In an interview on Topeka radio's WIBW NewsNow at Noon on Monday, Roberts said it was the "the height of absurdity" for people who want to replace him in Washington to criticize him for spending too much time there.
"You've got to go where the fight is," he said. "I have to work in Washington."
Wolf eagerly disavows the policies of his cousin Obama and casts himself as a pure conservative. He has the backing of the Senate Conservatives Fund and several tea party groups.
But Wolf has been dogged by X-rays of gunshot victims that he posted on a Facebook page with humorous comments. Wolf acknowledged the mistake and has apologized, but Roberts has made an issue in campaign ads.
"Character counts, and in my primary race, we have tried to emphasize that in terms of facts about my opponent," Roberts said this week.
In one of the fiercest House GOP primaries, two-term Rep. Mike Pompeo grabbed a lead over Todd Tiahrt, who served eight terms in the House and was trying to return to Washington.
Two primaries in Michigan mark a turnabout from several years of widely heralded contests in which right-flank candidates have tried — sometimes successfully — to unseat Republican incumbents they perceive as not being conservative enough.
Just northwest of Detroit, Trott, a businessman involved in real estate finance and a member of the Michigan Chamber of Commerce Board of Trustees, challenged Bentivolio. The incumbent is often described as the "accidental" congressman, as he was elected in 2012 when former Rep. Thaddeus McCotter turned in fraudulent voter signatures for a ballot spot.
In the 3rd Congressional District in the southwest part of the state, Rep. Justin Amash, who has challenged the GOP leadership, led Brian Ellis, a 53-year-old Grand Rapids businessman who owns an investment advisory firm and serves on the school board.
Amash is popular among libertarians for his challenges to the National Security Agency's surveillance of Americans.

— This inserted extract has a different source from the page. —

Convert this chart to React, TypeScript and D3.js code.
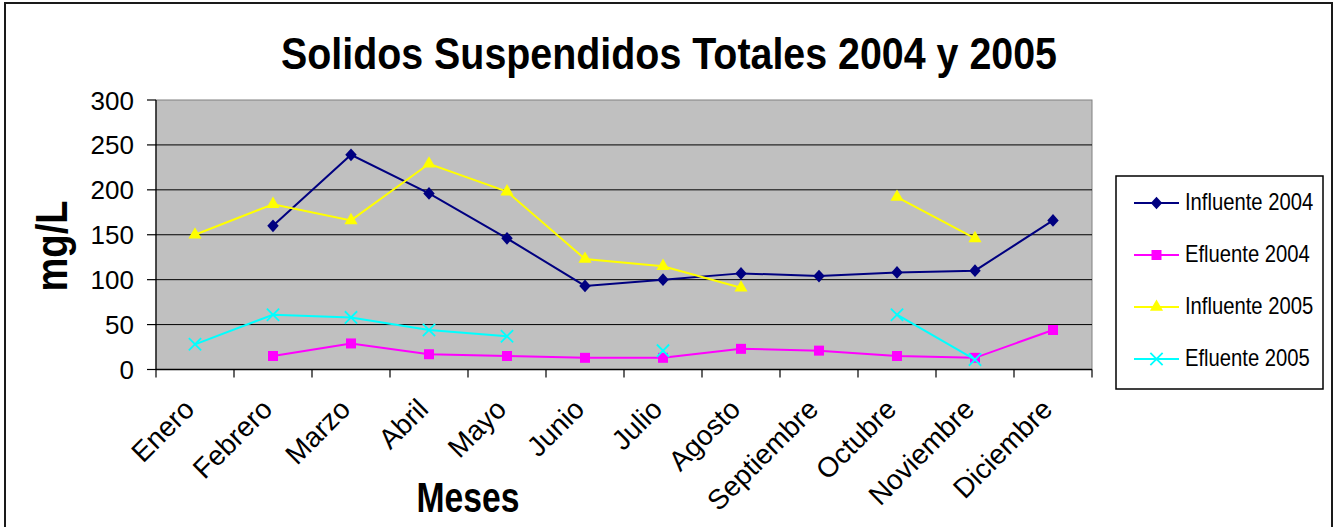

Five of Missouri's eight House members were expected to easily dispatch their underfunded challengers.
In Washington state, voters considered 12 candidates vying to replace 10-term Rep. Doc Hastings, a Republican who is retiring. The two candidates who collect the most mail-in ballots advance to the general election, setting up what could be a Republican-versus-Republican contest in the heavily GOP district in central Washington.